La reazione della gente ci avverte di una tentazione sempre attuale. Possiamo cogliere la verità ma usarla per scopi contrari alla verità stessa. Come ogni dono di Dio anche Gesù supera le attese dell’uomo e per questo è indisponibile ad ogni manipolazione. La folla riconosce la grandezza di Gesù ma, al contrario della Samaritana, non si lascia cambiare ma pretende di poter gestire quella opportunità a proprio uso e consumo. Gesù si sottrae ad ogni forma di possesso o controllo, ma volentieri si lascia incontrare e si dona a chiunque gli apre il cuore con umiltà e fiducia.

In conclusione, potremmo dire che Gesù insegna a fare calcoli d’amore e non d’interesse. Invita ad aggiungere, ovvero ad accogliere con cuore aperto i fratelli che Dio ci fa incontrare. Ci educa a sottrarre a sé qualcosa per offrirlo nelle mani di Dio e a sottrarci alla logica del potere di pochi per essere veramente a servizio di tutti. Il poco condiviso non viene disperso ma moltiplicato e diventa dono per tutti, anche per coloro che, scartati dal mondo, rientrano a pieno titolo tra i figli di Dio.

Signore Gesù, buon Pastore, raccogli attorno a te le donne e gli uomini che con cuore puro cercano pace e ristoro perché stanchi e disorientati. Accogli anche me, tuo discepolo a servizio del vangelo, e rendimi profeta della carità fraterna. Ricevi l’offerta della mia povertà, trasformala in sacrificio gradito al Padre e utile per il bene dei miei fratelli.
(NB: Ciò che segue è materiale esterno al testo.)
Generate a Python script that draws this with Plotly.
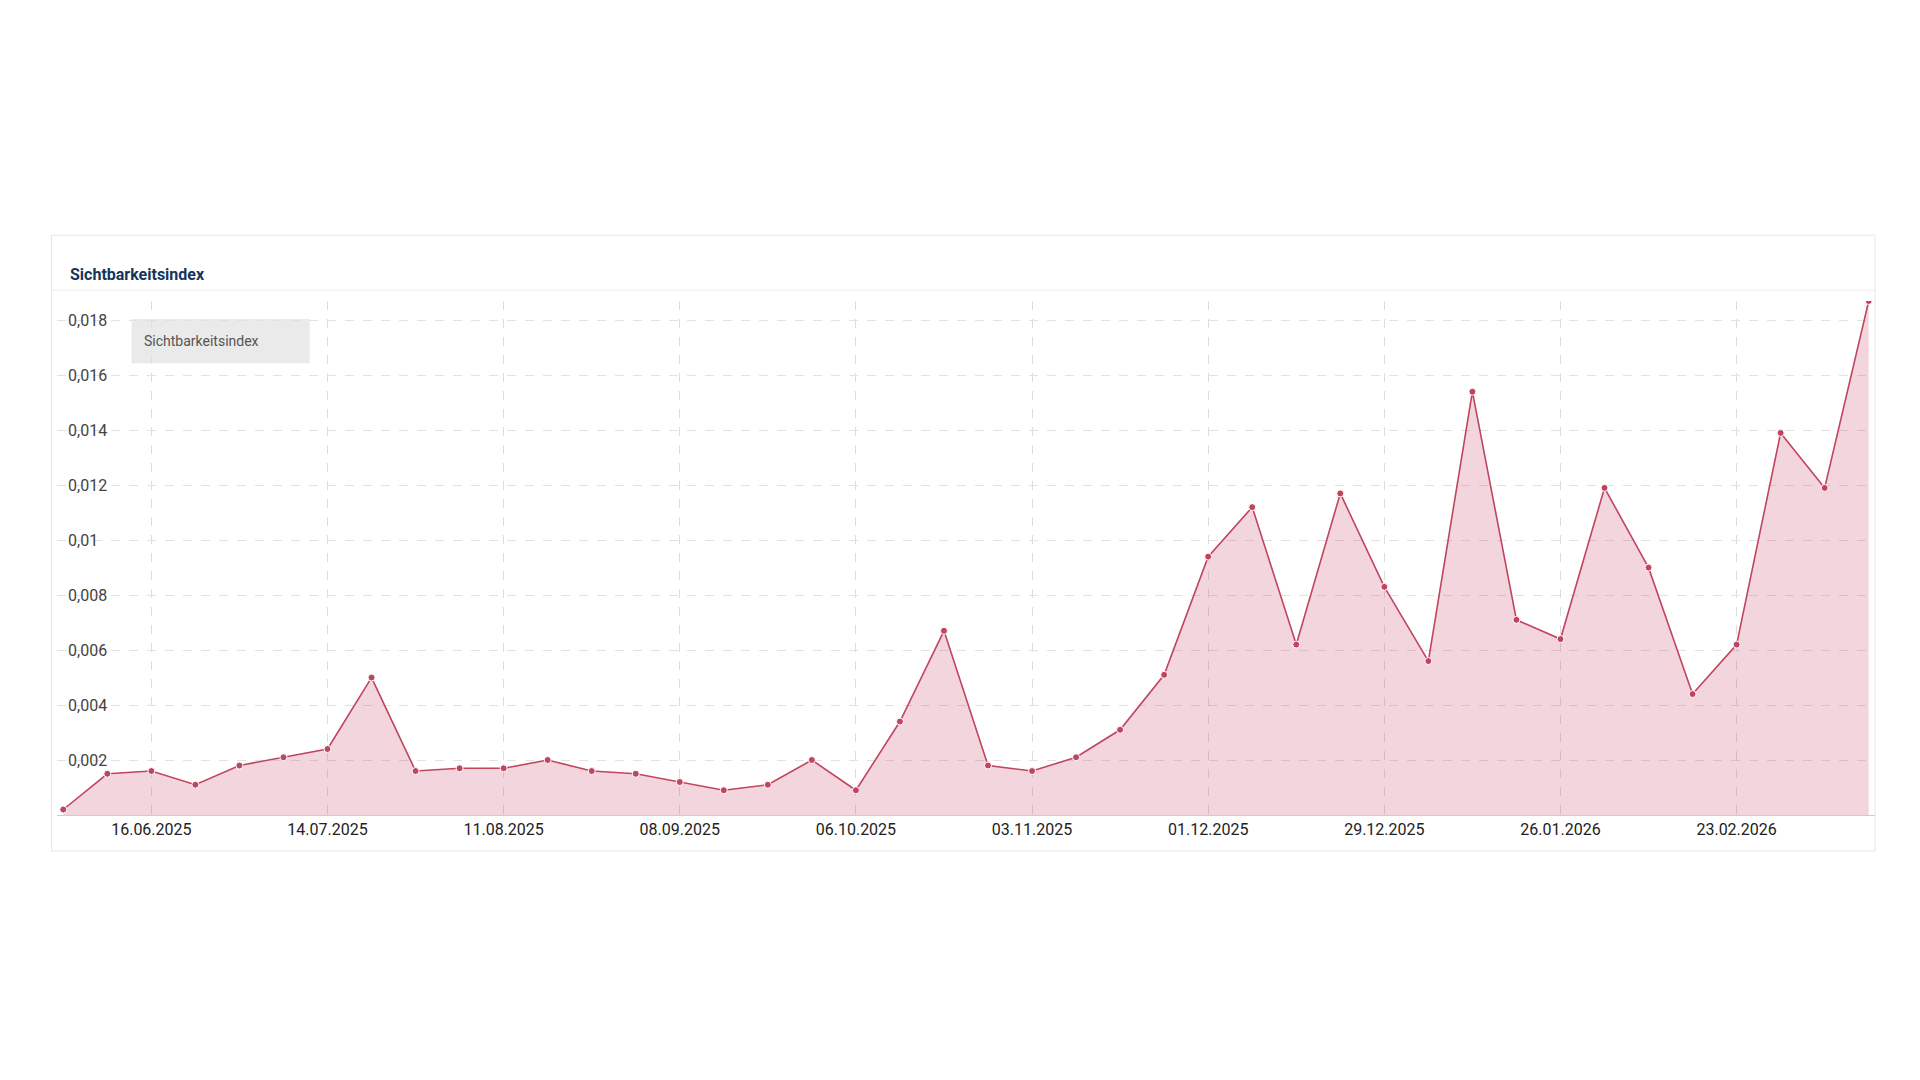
import plotly.graph_objects as go
import pandas as pd

dates = pd.date_range("2025-06-02", periods=42, freq="7D")
values = [0.0002, 0.0015, 0.0016, 0.0011, 0.0018, 0.0021, 0.0024, 0.0050, 0.0016, 0.0017,
          0.0017, 0.0020, 0.0016, 0.0015, 0.0012, 0.0009, 0.0011, 0.0020, 0.0009, 0.0034,
          0.0067, 0.0018, 0.0016, 0.0021, 0.0031, 0.0051, 0.0094, 0.0112, 0.0062, 0.0117,
          0.0083, 0.0056, 0.0154, 0.0071, 0.0064, 0.0119, 0.0090, 0.0044, 0.0062, 0.0139,
          0.0119, 0.0187]
ytick_vals = [0.002, 0.004, 0.006, 0.008, 0.01, 0.012, 0.014, 0.016, 0.018]
ytick_text = ["0,002", "0,004", "0,006", "0,008", "0,01", "0,012", "0,014", "0,016", "0,018"]
xtick_vals = pd.date_range("2025-06-16", periods=10, freq="28D")
xtick_text = [d.strftime("%d.%m.%Y") for d in xtick_vals]

line_col = "#c0455e"

fig = go.Figure()
fig.add_trace(go.Scatter(
    x=dates, y=values, mode="lines+markers", fill="tozeroy",
    fillcolor="rgba(200,70,100,0.22)",
    line=dict(color=line_col, width=1.6),
    marker=dict(color=line_col, size=7, line=dict(color="white", width=1)),
    name="Sichtbarkeitsindex"
))

# card
fig.add_shape(type="rect", xref="paper", yref="paper", x0=-0.003, x1=1.0, y0=-0.07, y1=1.128,
              line=dict(color="#e6e6e6", width=1), fillcolor="rgba(0,0,0,0)", layer="below")
fig.add_shape(type="line", xref="paper", yref="paper", x0=-0.003, x1=1.0, y0=1.021, y1=1.021,
              line=dict(color="#ececec", width=1))
fig.add_annotation(text="<b>Sichtbarkeitsindex</b>", xref="paper", yref="paper", x=0.006, y=1.074,
                   xanchor="left", showarrow=False, font=dict(size=16, color="#14355c"))
# tooltip-like box
fig.add_shape(type="rect", xref="paper", yref="paper", x0=0.041, x1=0.139, y0=0.879, y1=0.965,
              line=dict(width=0), fillcolor="rgba(225,225,225,0.7)")
fig.add_annotation(text="Sichtbarkeitsindex", xref="paper", yref="paper", x=0.047, y=0.942,
                   xanchor="left", showarrow=False, font=dict(size=14, color="#555"))

fig.update_layout(
    width=1920, height=1080, paper_bgcolor="white", plot_bgcolor="white",
    margin=dict(l=49, r=53, t=293, b=273),
    showlegend=False, font=dict(family="Roboto, Arial", size=16, color="#222"),
    xaxis=dict(range=[dates[0] - pd.Timedelta(days=1), dates[-1] + pd.Timedelta(days=1)],
               tickvals=xtick_vals, ticktext=xtick_text, showgrid=True,
               gridcolor="#dddddd", griddash="dash", showline=True, linecolor="#cccccc",
               zeroline=False, ticks=""),
    yaxis=dict(range=[0, 0.0187], tickvals=ytick_vals, ticktext=ytick_text, showgrid=True,
               gridcolor="#e2e2e2", griddash="dash", zeroline=False, ticks="",
               ticklabelposition="inside", ticklabelstandoff=8),
)

fig.write_html("out.html")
Quando le difficoltà della vita mettono in luce le mie insufficienze e le mie mancanze, rivolgimi con più insistenza l’invito a fidarmi di Te e dei miei compagni di viaggio con i quali condividere la sofferenza della debolezza e la gioia della salvezza. Il pane quotidiano della Parola, più abbondante della mia capacità di consumarlo, trasformi la mia pretesa di possedere Te e gestire i fratelli in generoso impegno a raccogliere in unità, insieme a te, i fratelli dispersi perché nessuno vada perduto ma ogni uomo possa sentirsi amato dall’unico Dio, Padre di tutti.